Omit all images. Write out the rest of the material exactly.

--*--

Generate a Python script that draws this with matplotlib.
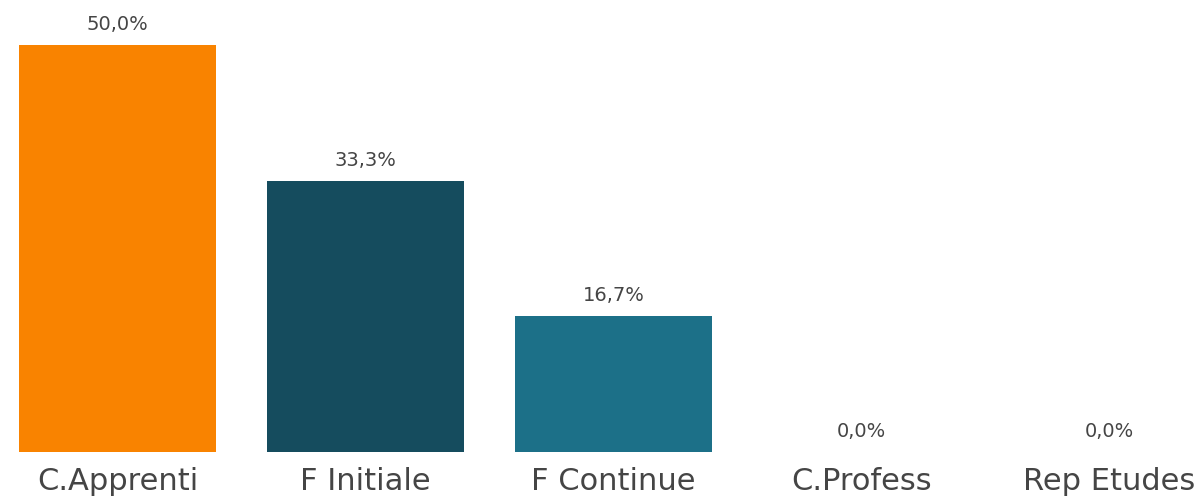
import matplotlib
matplotlib.use("Agg")
import matplotlib.pyplot as plt
import matplotlib.transforms as mtransforms

categories = ["C.Apprenti", "F Initiale", "F Continue", "C.Profess", "Rep Etudes"]
values = [50.0, 33.3, 16.7, 0.0, 0.0]
value_labels = ["50,0%", "33,3%", "16,7%", "0,0%", "0,0%"]
colors = ["#F98300", "#154C5E", "#1C7088", "#1C7088", "#1C7088"]

fig = plt.figure(figsize=(12.01, 5.0), dpi=100)
ax = fig.add_axes([0, 48 / 500, 1, 452 / 500])
x = list(range(len(categories)))
ax.bar(x, values, width=197 / 248, color=colors)
ax.set_xlim(-117.5 / 248, (1201 - 117.5) / 248)
ax.set_ylim(0, 50 * 452 / 407)
ax.axis("off")

txt_color = "#454545"
for xi, v, lab in zip(x, values, value_labels):
    ax.annotate(lab, (xi, v), xytext=(0, 15), textcoords="offset points",
                ha="center", va="center", fontsize=14, color=txt_color,
                family="DejaVu Sans")

trans = mtransforms.blended_transform_factory(ax.transData, ax.transAxes)
for xi, cat in zip(x, categories):
    ax.annotate(cat, (xi, 0), xycoords=trans, xytext=(0, -21), textcoords="offset points",
                ha="center", va="center", fontsize=22, color=txt_color,
                family="DejaVu Sans", annotation_clip=False)

fig.savefig("out.png", dpi=100)
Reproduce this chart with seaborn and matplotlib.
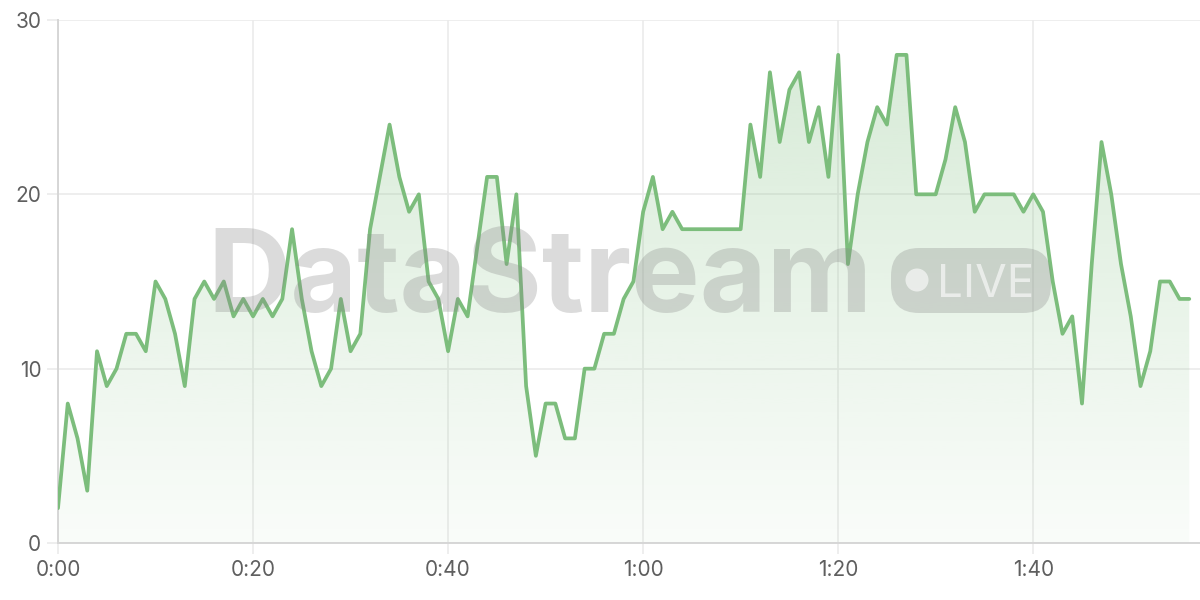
import numpy as np
import pandas as pd
import matplotlib
matplotlib.use("Agg")
import matplotlib.pyplot as plt
from matplotlib.patches import FancyBboxPatch, Circle
from matplotlib.transforms import IdentityTransform
import seaborn as sns

#Chart data - one reading per second
seconds = list(range(117))
readings = [
    2, 8, 6, 3, 11, 9, 10, 12, 12, 11,
    15, 14, 12, 9, 14, 15, 14, 15, 13, 14,
    13, 14, 13, 14, 18, 14, 11, 9, 10, 14,
    11, 12, 18, 21, 24, 21, 19, 20, 15, 14,
    11, 14, 13, 17, 21, 21, 16, 20, 9, 5,
    8, 8, 6, 6, 10, 10, 12, 12, 14, 15,
    19, 21, 18, 19, 18, 18, 18, 18, 18, 18,
    18, 24, 21, 27, 23, 26, 27, 23, 25, 21,
    28, 16, 20, 23, 25, 24, 28, 28, 20, 20,
    20, 22, 25, 23, 19, 20, 20, 20, 20, 19,
    20, 19, 15, 12, 13, 8, 16, 23, 20, 16,
    13, 9, 11, 15, 15, 14, 14,
]
x_ticks = [0, 20, 40, 60, 80, 100]
x_tick_labels = ["0:00", "0:20", "0:40", "1:00", "1:20", "1:40"]
y_ticks = [0, 10, 20, 30]

LINE = "#7cbd7c"
GRID = "#ebebeb"

df = pd.DataFrame({"t": seconds, "v": readings})

sns.set_theme(style="white")
plt.rcParams["font.family"] = ["Inter", "DejaVu Sans"]

fig = plt.figure(figsize=(12, 6), dpi=100)
ax = fig.add_axes([58 / 1200, 57 / 600, 1 - 58 / 1200, 523 / 600])

#Gradient fill under the line
poly = ax.fill_between(df["t"], df["v"], 0, color="none", lw=0)
rgb = matplotlib.colors.to_rgb(LINE)
grad = np.zeros((256, 1, 4))
grad[:, 0, :3] = rgb
grad[:, 0, 3] = np.linspace(0.32, 0.04, 256)
img = ax.imshow(grad, extent=[0, 116, 0, 30], origin="upper",
                aspect="auto", zorder=1)
img.set_clip_path(poly.get_paths()[0], transform=ax.transData)

sns.lineplot(data=df, x="t", y="v", ax=ax, color=LINE, lw=2.7, zorder=4)

ax.set_xlim(0, 117.1)
ax.set_ylim(0, 30)
ax.set_xticks(x_ticks)
ax.set_xticklabels(x_tick_labels)
ax.set_yticks(y_ticks)
ax.set_xlabel("")
ax.set_ylabel("")
ax.grid(True, color=GRID, lw=1.2, zorder=0)
ax.tick_params(length=8, width=1.2, color=GRID, labelcolor="#5f5f5f",
               labelsize=15, pad=4, left=True, bottom=True)
for s in ["top", "right"]:
    ax.spines[s].set_visible(False)
for s in ["left", "bottom"]:
    ax.spines[s].set_color("#d6d6d6")
    ax.spines[s].set_linewidth(1.4)

#Watermark (pixel coordinates, origin bottom-left)
fig.text(207 / 1200, 1 - 312 / 600, "DataStream", fontsize=83,
         fontweight="bold", color="#888888", alpha=0.3,
         ha="left", va="baseline", zorder=3)
pill = FancyBboxPatch((891, 287), 160, 65,
                      boxstyle="round,pad=0,rounding_size=28",
                      transform=IdentityTransform(),
                      facecolor="#888888", alpha=0.3, edgecolor="none", zorder=3)
fig.patches.append(pill)
dot = Circle((917, 320), 11.5, transform=IdentityTransform(),
             facecolor="white", alpha=0.6, edgecolor="none", zorder=3)
fig.patches.append(dot)
fig.text(937 / 1200, 1 - 297 / 600, "LIVE", fontsize=33, color="white",
         alpha=0.6, ha="left", va="baseline", zorder=3)

plt.savefig("out.png", dpi=100)
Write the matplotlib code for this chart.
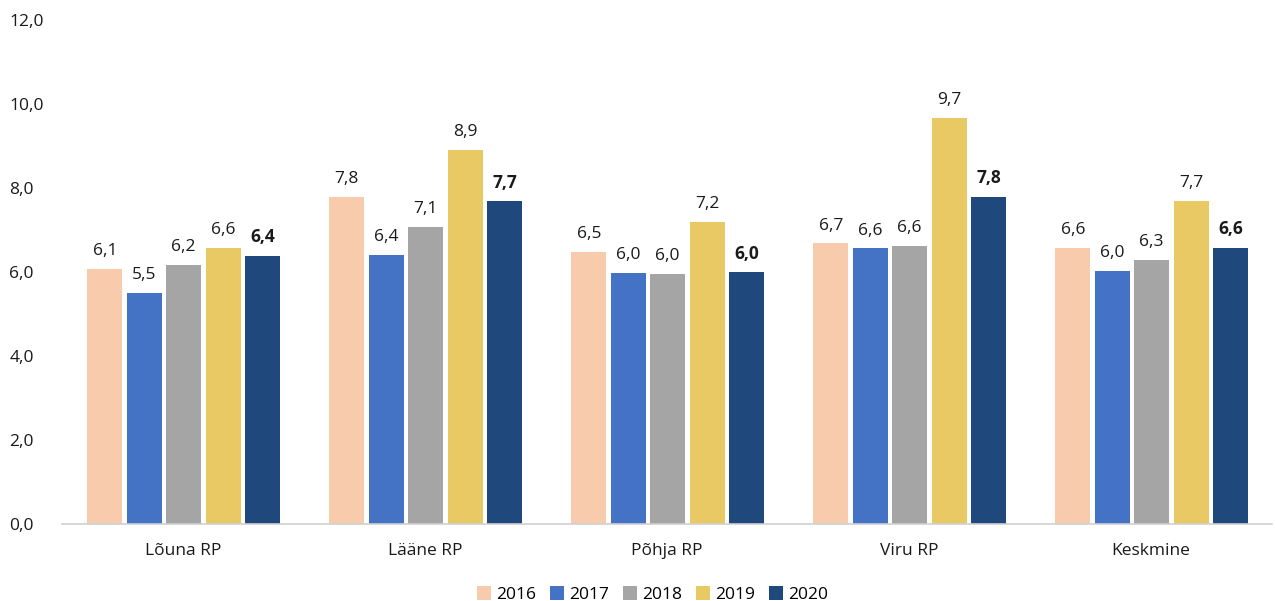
import matplotlib.pyplot as plt
import numpy as np

plt.rcParams['font.family'] = ['Open Sans', 'DejaVu Sans']

categories = ['Lõuna RP', 'Lääne RP', 'Põhja RP', 'Viru RP', 'Keskmine']
years = ['2016', '2017', '2018', '2019', '2020']
values = {
    '2016': [6.07, 7.79, 6.48, 6.68, 6.58],
    '2017': [5.50, 6.41, 5.98, 6.56, 6.02],
    '2018': [6.17, 7.08, 5.96, 6.63, 6.29],
    '2019': [6.58, 8.91, 7.20, 9.67, 7.70],
    '2020': [6.38, 7.68, 5.99, 7.79, 6.58],
}
colors = ['#F8CBAD', '#4472C4', '#A5A5A5', '#E8C963', '#1F497D']

fig = plt.figure(figsize=(12.75, 6.01), dpi=100)
ax = fig.add_axes([62 / 1275, 1 - 524 / 601, 1210 / 1275, 504 / 601])

x = np.arange(len(categories))
pitch = 0.163
width = 0.145
for i, yr in enumerate(years):
    pos = x + (i - 2) * pitch + 0.003
    bars = ax.bar(pos, values[yr], width, color=colors[i], label=yr, zorder=2)
    for b, v in zip(bars, values[yr]):
        ax.annotate(f'{v:.1f}'.replace('.', ','), (b.get_x() + b.get_width() / 2, v),
                    xytext=(0, 7), textcoords='offset points', ha='center', va='bottom',
                    fontsize=12.5, color='#1a1a1a',
                    fontweight='bold' if yr == '2020' else 'normal')

ax.set_xlim(-0.5, 4.5)
ax.set_ylim(0, 12)
ax.set_yticks(np.arange(0, 12.1, 2))
ax.set_yticklabels([f'{t:.1f}'.replace('.', ',') for t in np.arange(0, 12.1, 2)])
ax.set_xticks(x)
ax.set_xticklabels(categories)
ax.tick_params(axis='both', length=0, labelsize=12.5, colors='#1a1a1a')
ax.tick_params(axis='y', pad=38)
ax.tick_params(axis='x', pad=14)
for s in ['top', 'right', 'left']:
    ax.spines[s].set_visible(False)
ax.spines['bottom'].set_color('#d0d0d0')
ax.spines['bottom'].set_linewidth(1.2)
for lbl in ax.get_yticklabels():
    lbl.set_horizontalalignment('left')

ax.legend(loc='center', bbox_to_anchor=(0.488, -0.14), ncol=5, frameon=False,
          fontsize=12.5, handlelength=0.8, handleheight=0.8, handletextpad=0.3, columnspacing=0.8)

fig.savefig('out.png', dpi=100)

--*--

## In response
Generate a Python script that draws this with matplotlib.
import matplotlib
matplotlib.use("Agg")
import matplotlib.pyplot as plt
import matplotlib.transforms as mtransforms

categories = ["C.Apprenti", "F Initiale", "F Continue", "C.Profess", "Rep Etudes"]
values = [50.0, 33.3, 16.7, 0.0, 0.0]
value_labels = ["50,0%", "33,3%", "16,7%", "0,0%", "0,0%"]
colors = ["#F98300", "#154C5E", "#1C7088", "#1C7088", "#1C7088"]

fig = plt.figure(figsize=(12.01, 5.0), dpi=100)
ax = fig.add_axes([0, 48 / 500, 1, 452 / 500])
x = list(range(len(categories)))
ax.bar(x, values, width=197 / 248, color=colors)
ax.set_xlim(-117.5 / 248, (1201 - 117.5) / 248)
ax.set_ylim(0, 50 * 452 / 407)
ax.axis("off")

txt_color = "#454545"
for xi, v, lab in zip(x, values, value_labels):
    ax.annotate(lab, (xi, v), xytext=(0, 15), textcoords="offset points",
                ha="center", va="center", fontsize=14, color=txt_color,
                family="DejaVu Sans")

trans = mtransforms.blended_transform_factory(ax.transData, ax.transAxes)
for xi, cat in zip(x, categories):
    ax.annotate(cat, (xi, 0), xycoords=trans, xytext=(0, -21), textcoords="offset points",
                ha="center", va="center", fontsize=22, color=txt_color,
                family="DejaVu Sans", annotation_clip=False)

fig.savefig("out.png", dpi=100)
Reproduce this chart with seaborn and matplotlib.
import numpy as np
import pandas as pd
import matplotlib
matplotlib.use("Agg")
import matplotlib.pyplot as plt
from matplotlib.patches import FancyBboxPatch, Circle
from matplotlib.transforms import IdentityTransform
import seaborn as sns

#Chart data - one reading per second
seconds = list(range(117))
readings = [
    2, 8, 6, 3, 11, 9, 10, 12, 12, 11,
    15, 14, 12, 9, 14, 15, 14, 15, 13, 14,
    13, 14, 13, 14, 18, 14, 11, 9, 10, 14,
    11, 12, 18, 21, 24, 21, 19, 20, 15, 14,
    11, 14, 13, 17, 21, 21, 16, 20, 9, 5,
    8, 8, 6, 6, 10, 10, 12, 12, 14, 15,
    19, 21, 18, 19, 18, 18, 18, 18, 18, 18,
    18, 24, 21, 27, 23, 26, 27, 23, 25, 21,
    28, 16, 20, 23, 25, 24, 28, 28, 20, 20,
    20, 22, 25, 23, 19, 20, 20, 20, 20, 19,
    20, 19, 15, 12, 13, 8, 16, 23, 20, 16,
    13, 9, 11, 15, 15, 14, 14,
]
x_ticks = [0, 20, 40, 60, 80, 100]
x_tick_labels = ["0:00", "0:20", "0:40", "1:00", "1:20", "1:40"]
y_ticks = [0, 10, 20, 30]

LINE = "#7cbd7c"
GRID = "#ebebeb"

df = pd.DataFrame({"t": seconds, "v": readings})

sns.set_theme(style="white")
plt.rcParams["font.family"] = ["Inter", "DejaVu Sans"]

fig = plt.figure(figsize=(12, 6), dpi=100)
ax = fig.add_axes([58 / 1200, 57 / 600, 1 - 58 / 1200, 523 / 600])

#Gradient fill under the line
poly = ax.fill_between(df["t"], df["v"], 0, color="none", lw=0)
rgb = matplotlib.colors.to_rgb(LINE)
grad = np.zeros((256, 1, 4))
grad[:, 0, :3] = rgb
grad[:, 0, 3] = np.linspace(0.32, 0.04, 256)
img = ax.imshow(grad, extent=[0, 116, 0, 30], origin="upper",
                aspect="auto", zorder=1)
img.set_clip_path(poly.get_paths()[0], transform=ax.transData)

sns.lineplot(data=df, x="t", y="v", ax=ax, color=LINE, lw=2.7, zorder=4)

ax.set_xlim(0, 117.1)
ax.set_ylim(0, 30)
ax.set_xticks(x_ticks)
ax.set_xticklabels(x_tick_labels)
ax.set_yticks(y_ticks)
ax.set_xlabel("")
ax.set_ylabel("")
ax.grid(True, color=GRID, lw=1.2, zorder=0)
ax.tick_params(length=8, width=1.2, color=GRID, labelcolor="#5f5f5f",
               labelsize=15, pad=4, left=True, bottom=True)
for s in ["top", "right"]:
    ax.spines[s].set_visible(False)
for s in ["left", "bottom"]:
    ax.spines[s].set_color("#d6d6d6")
    ax.spines[s].set_linewidth(1.4)

#Watermark (pixel coordinates, origin bottom-left)
fig.text(207 / 1200, 1 - 312 / 600, "DataStream", fontsize=83,
         fontweight="bold", color="#888888", alpha=0.3,
         ha="left", va="baseline", zorder=3)
pill = FancyBboxPatch((891, 287), 160, 65,
                      boxstyle="round,pad=0,rounding_size=28",
                      transform=IdentityTransform(),
                      facecolor="#888888", alpha=0.3, edgecolor="none", zorder=3)
fig.patches.append(pill)
dot = Circle((917, 320), 11.5, transform=IdentityTransform(),
             facecolor="white", alpha=0.6, edgecolor="none", zorder=3)
fig.patches.append(dot)
fig.text(937 / 1200, 1 - 297 / 600, "LIVE", fontsize=33, color="white",
         alpha=0.6, ha="left", va="baseline", zorder=3)

plt.savefig("out.png", dpi=100)
Write the matplotlib code for this chart.
import matplotlib.pyplot as plt
import numpy as np

plt.rcParams['font.family'] = ['Open Sans', 'DejaVu Sans']

categories = ['Lõuna RP', 'Lääne RP', 'Põhja RP', 'Viru RP', 'Keskmine']
years = ['2016', '2017', '2018', '2019', '2020']
values = {
    '2016': [6.07, 7.79, 6.48, 6.68, 6.58],
    '2017': [5.50, 6.41, 5.98, 6.56, 6.02],
    '2018': [6.17, 7.08, 5.96, 6.63, 6.29],
    '2019': [6.58, 8.91, 7.20, 9.67, 7.70],
    '2020': [6.38, 7.68, 5.99, 7.79, 6.58],
}
colors = ['#F8CBAD', '#4472C4', '#A5A5A5', '#E8C963', '#1F497D']

fig = plt.figure(figsize=(12.75, 6.01), dpi=100)
ax = fig.add_axes([62 / 1275, 1 - 524 / 601, 1210 / 1275, 504 / 601])

x = np.arange(len(categories))
pitch = 0.163
width = 0.145
for i, yr in enumerate(years):
    pos = x + (i - 2) * pitch + 0.003
    bars = ax.bar(pos, values[yr], width, color=colors[i], label=yr, zorder=2)
    for b, v in zip(bars, values[yr]):
        ax.annotate(f'{v:.1f}'.replace('.', ','), (b.get_x() + b.get_width() / 2, v),
                    xytext=(0, 7), textcoords='offset points', ha='center', va='bottom',
                    fontsize=12.5, color='#1a1a1a',
                    fontweight='bold' if yr == '2020' else 'normal')

ax.set_xlim(-0.5, 4.5)
ax.set_ylim(0, 12)
ax.set_yticks(np.arange(0, 12.1, 2))
ax.set_yticklabels([f'{t:.1f}'.replace('.', ',') for t in np.arange(0, 12.1, 2)])
ax.set_xticks(x)
ax.set_xticklabels(categories)
ax.tick_params(axis='both', length=0, labelsize=12.5, colors='#1a1a1a')
ax.tick_params(axis='y', pad=38)
ax.tick_params(axis='x', pad=14)
for s in ['top', 'right', 'left']:
    ax.spines[s].set_visible(False)
ax.spines['bottom'].set_color('#d0d0d0')
ax.spines['bottom'].set_linewidth(1.2)
for lbl in ax.get_yticklabels():
    lbl.set_horizontalalignment('left')

ax.legend(loc='center', bbox_to_anchor=(0.488, -0.14), ncol=5, frameon=False,
          fontsize=12.5, handlelength=0.8, handleheight=0.8, handletextpad=0.3, columnspacing=0.8)

fig.savefig('out.png', dpi=100)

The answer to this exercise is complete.